24 nov 2010 Attention ! cette conférence est annulée. Nous vous prions d’excuser ce changement de programme.
Conférence de Jean Clair, écrivain, essayiste et historien de l’art.
La guillotine ne fut pas l’invention du Dr. Guillotin. Sa machinerie, utilisée dès la Renaissance, fut perfectionnée par le Dr. Louis – d’où son surnom, « la Louisette » – mais surtout par un certain Tobias Schmidt, facteur de clavecin qui inventa le détail qui fit de la guillotine une véritable machine, commandée à distance et fonctionnant inlassablement… Vingt ans auparavant, Diderot avait trouvé dans le clavecin l’image du fonctionnement des fibres sensibles du corps humain, tout en développant, dans l’Encyclopédie, ses théories sur l’anatomie et sur la dissection…
Or, dès que ce nouveau mécanisme fonctionne, la dissection du corps humain, ou plutôt sa bisection, entraine un profond bouleversement de la sensibilité. Physiologistes, médecins, philosophes, écrivains s’interrogent sur la nature d’une tête séparée d’un corps et d’un corps privé de sa tête… Combien de temps vivent-ils encore, pensent-ils, séparés ? Cette interrogation alimente tout l’imaginaire du roman, de Poe à Villiers de l’Isle Adam, mais aussi la science médicale, de Suë à Cabanis. L’être humain devient zombi, spectre, monstre à la Frankenstein. L’idéal des Lumières qui croyait créer la mort humanitaire, indolore et égalitaire par la machine nommée « guillotine », donne en réalité naissance à la fantasmagorie du romantisme noir…

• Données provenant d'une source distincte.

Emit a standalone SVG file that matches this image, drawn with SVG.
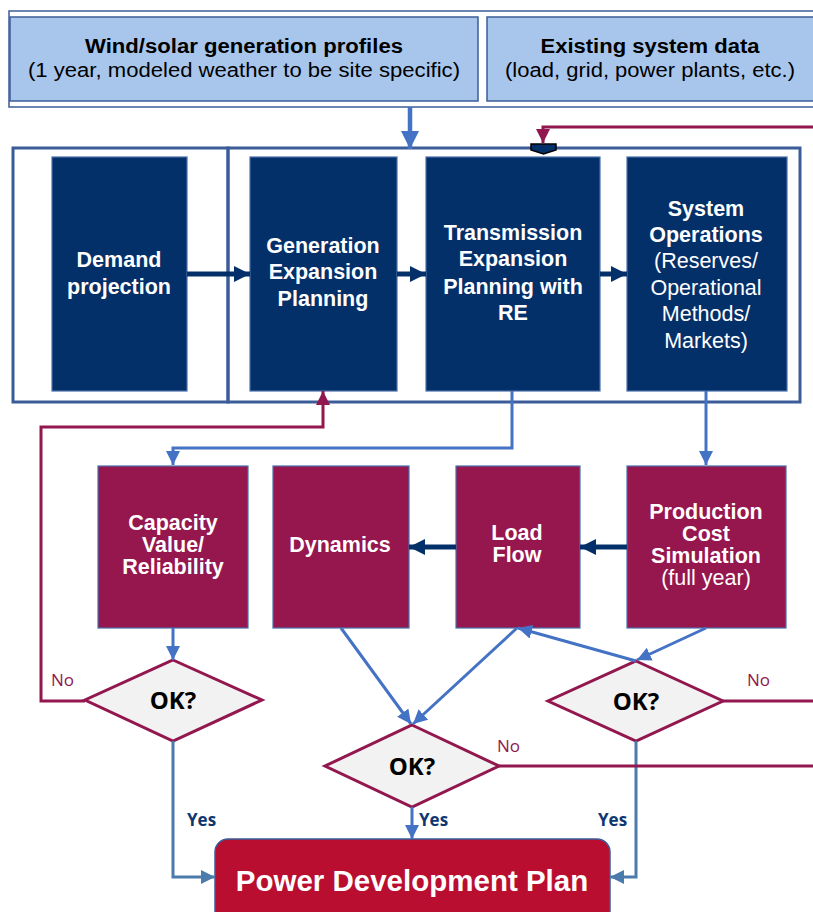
<svg xmlns="http://www.w3.org/2000/svg" width="813" height="912" viewBox="0 0 813 912">
<style>
.in{fill:#a8c6ec;stroke:#3b5c98;stroke-width:1.5}
.nv{fill:#04306a;stroke:#4a6ea9;stroke-width:1.2}
.cr{fill:#96164e;stroke:#4a6ea9;stroke-width:1.2}
.dm{fill:#f2f2f2;stroke:#93174f;stroke-width:3}
.fr{fill:none;stroke:#3b5c98;stroke-width:3}
.t{font-family:"Liberation Sans",Arial,sans-serif;fill:#fff;text-anchor:middle}
.b{font-weight:bold}
.bk{font-family:"Liberation Sans",Arial,sans-serif;fill:#000;text-anchor:middle}
.ok{font-family:"Open Sans","Noto Sans",sans-serif;font-weight:bold;font-size:24px;fill:#000;text-anchor:middle}
.yes{font-family:"Open Sans","Noto Sans",sans-serif;font-weight:bold;font-size:17px;fill:#0e3670}
.no{font-family:"Open Sans","Noto Sans",sans-serif;font-size:17px;fill:#93174f}
.lb{fill:none;stroke:#4472c4;stroke-width:3}
.ls{fill:none;stroke:#4a7bab;stroke-width:3}
.lc{fill:none;stroke:#93174f;stroke-width:3}
.ln{fill:none;stroke:#04306a;stroke-width:5}
</style>
<defs>
<marker id="ab" markerUnits="userSpaceOnUse" markerWidth="14" markerHeight="14" viewBox="0 0 14 14" refX="14" refY="7" orient="auto"><path d="M0,0 L14,7 L0,14 z" fill="#4472c4"/></marker>
<marker id="abl" markerUnits="userSpaceOnUse" markerWidth="18" markerHeight="18" viewBox="0 0 18 18" refX="18" refY="9" orient="auto"><path d="M0,0 L18,9 L0,18 z" fill="#4472c4"/></marker>
<marker id="as" markerUnits="userSpaceOnUse" markerWidth="14" markerHeight="14" viewBox="0 0 14 14" refX="14" refY="7" orient="auto"><path d="M0,0 L14,7 L0,14 z" fill="#4a7bab"/></marker>
<marker id="ac" markerUnits="userSpaceOnUse" markerWidth="14" markerHeight="14" viewBox="0 0 14 14" refX="14" refY="7" orient="auto"><path d="M0,0 L14,7 L0,14 z" fill="#93174f"/></marker>
<marker id="an" markerUnits="userSpaceOnUse" markerWidth="18" markerHeight="18" viewBox="0 0 18 18" refX="16" refY="9" orient="auto"><path d="M0,1 L16,9 L0,17 z" fill="#04306a"/></marker>
</defs>
<rect width="813" height="912" fill="#fff"/>

<rect x="9" y="11" width="810" height="96" fill="#fff" stroke="#3b5c98" stroke-width="1.5"/>
<g id="wind"><rect class="in" x="10" y="17" width="468" height="84"/>
<text class="bk b" x="244" y="53" font-size="20" textLength="318" lengthAdjust="spacingAndGlyphs">Wind/solar generation profiles</text>
<text class="bk" x="244" y="77" font-size="20" textLength="432" lengthAdjust="spacingAndGlyphs">(1 year, modeled weather to be site specific)</text></g>
<g id="existing"><rect class="in" x="487" y="17" width="340" height="84"/>
<text class="bk b" x="650" y="53" font-size="20" textLength="219" lengthAdjust="spacingAndGlyphs">Existing system data</text>
<text class="bk" x="650" y="77" font-size="20" textLength="290" lengthAdjust="spacingAndGlyphs">(load, grid, power plants, etc.)</text></g>

<rect class="fr" x="13" y="148" width="215" height="254"/>
<rect class="fr" x="228" y="148" width="572" height="254"/>

<g id="demand"><rect class="nv" x="52" y="157" width="135" height="234"/>
<text class="t b" font-size="21.5"><tspan x="119" y="267">Demand</tspan><tspan x="119" y="294">projection</tspan></text></g>
<g id="gen"><rect class="nv" x="250" y="157" width="147" height="234"/>
<text class="t b" font-size="21.5"><tspan x="323" y="253">Generation</tspan><tspan x="323" y="279">Expansion</tspan><tspan x="323" y="306">Planning</tspan></text></g>
<g id="trans"><rect class="nv" x="426" y="157" width="174" height="234"/>
<text class="t b" font-size="21.5"><tspan x="513" y="240">Transmission</tspan><tspan x="513" y="266">Expansion</tspan><tspan x="513" y="294">Planning with</tspan><tspan x="513" y="320">RE</tspan></text></g>
<g id="sysops"><rect class="nv" x="627" y="157" width="160" height="234"/>
<text class="t" font-size="21.5"><tspan class="b" x="706" y="216">System</tspan><tspan class="b" x="706" y="242">Operations</tspan><tspan x="706" y="268">(Reserves/</tspan><tspan x="706" y="295">Operational</tspan><tspan x="706" y="321">Methods/</tspan><tspan x="706" y="348">Markets)</tspan></text></g>

<g id="capacity"><rect class="cr" x="98" y="466" width="150" height="162"/>
<text class="t b" font-size="21.5"><tspan x="173" y="530">Capacity</tspan><tspan x="173" y="552">Value/</tspan><tspan x="173" y="574">Reliability</tspan></text></g>
<g id="dynamics"><rect class="cr" x="273" y="466" width="136" height="162"/>
<text class="t b" font-size="21.5" x="340" y="552">Dynamics</text></g>
<g id="loadflow"><rect class="cr" x="456" y="466" width="124" height="162"/>
<text class="t b" font-size="21.5"><tspan x="517" y="540">Load</tspan><tspan x="517" y="562">Flow</tspan></text></g>
<g id="pcs"><rect class="cr" x="627" y="466" width="159" height="162"/>
<text class="t" font-size="21.5"><tspan class="b" x="706" y="519">Production</tspan><tspan class="b" x="706" y="541">Cost</tspan><tspan class="b" x="706" y="563">Simulation</tspan><tspan x="706" y="585">(full year)</tspan></text></g>

<g id="ok1"><polygon class="dm" points="173,660 262,700 173,741 85,700"/><text class="ok" x="173" y="709">OK?</text></g>
<g id="ok2"><polygon class="dm" points="412,725 499,766 412,807 325,766"/><text class="ok" x="412" y="775">OK?</text></g>
<g id="ok3"><polygon class="dm" points="636,661 723,701 636,741 548,701"/><text class="ok" x="636" y="710">OK?</text></g>

<g id="pdp"><rect x="215" y="839" width="395" height="90" rx="13" fill="#b90e30" stroke="#3b5c98" stroke-width="1.5"/>
<text class="t b" font-size="29.5" x="412" y="891">Power Development Plan</text></g>

<g id="connectors">
<line x1="410" y1="107" x2="410" y2="149" stroke="#4472c4" stroke-width="4.5" marker-end="url(#abl)"/>
<polyline class="lc" points="815,127 543,127 543,143" marker-end="url(#ac)"/>
<polygon points="531,144 556,144 556,150 543.5,154 531,150" fill="#04306a" stroke="#000" stroke-width="1.5"/>
<line class="ln" x1="187" y1="274" x2="250" y2="274" marker-end="url(#an)"/>
<line class="ln" x1="397" y1="274" x2="426" y2="274" marker-end="url(#an)"/>
<line class="ln" x1="600" y1="274" x2="627" y2="274" marker-end="url(#an)"/>
<polyline class="lc" points="85,701 41,701 41,427 323,427 323,391" marker-end="url(#ac)"/>
<polyline class="lb" points="512,391 512,448 173,448 173,465" marker-end="url(#ab)"/>
<line class="lb" x1="706" y1="391" x2="706" y2="465" marker-end="url(#ab)"/>
<line class="ln" x1="627" y1="547" x2="580" y2="547" marker-end="url(#an)"/>
<line class="ln" x1="456" y1="547" x2="409" y2="547" marker-end="url(#an)"/>
<line class="lb" x1="173" y1="628" x2="173" y2="660" marker-end="url(#ab)"/>
<line class="lb" x1="341" y1="628" x2="411" y2="724" marker-end="url(#ab)"/>
<line class="lb" x1="517" y1="628" x2="413" y2="724" marker-end="url(#ab)"/>
<line class="lb" x1="636" y1="661" x2="518" y2="628" marker-end="url(#ab)"/>
<line class="lb" x1="706" y1="628" x2="637" y2="660" marker-end="url(#ab)"/>
<polyline class="ls" points="173,741 173,877 215,877" marker-end="url(#as)"/>
<line class="lb" x1="412" y1="807" x2="412" y2="839" marker-end="url(#ab)"/>
<polyline class="ls" points="636,741 636,877 610,877" marker-end="url(#as)"/>
<line class="lc" x1="723" y1="701" x2="815" y2="701"/>
<line class="lc" x1="499" y1="766" x2="815" y2="766"/>
<text class="no" x="51" y="686">No</text>
<text class="no" x="497" y="752">No</text>
<text class="no" x="747" y="686">No</text>
<text class="yes" x="187" y="826">Yes</text>
<text class="yes" x="419" y="826">Yes</text>
<text class="yes" x="598" y="826">Yes</text>
</g>
</svg>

Cycle « Les amphis des lettres au présent » organisé en partenariat avec l’UFR Lettres et langues de l’université de Poitiers, sous la direction scientifique de Stéphane Bikialo, maître de conférences en Langue et littérature françaises et de Anne-Cécile Guilbard, maître de conférences en Littérature française et esthétique, université de Poitiers.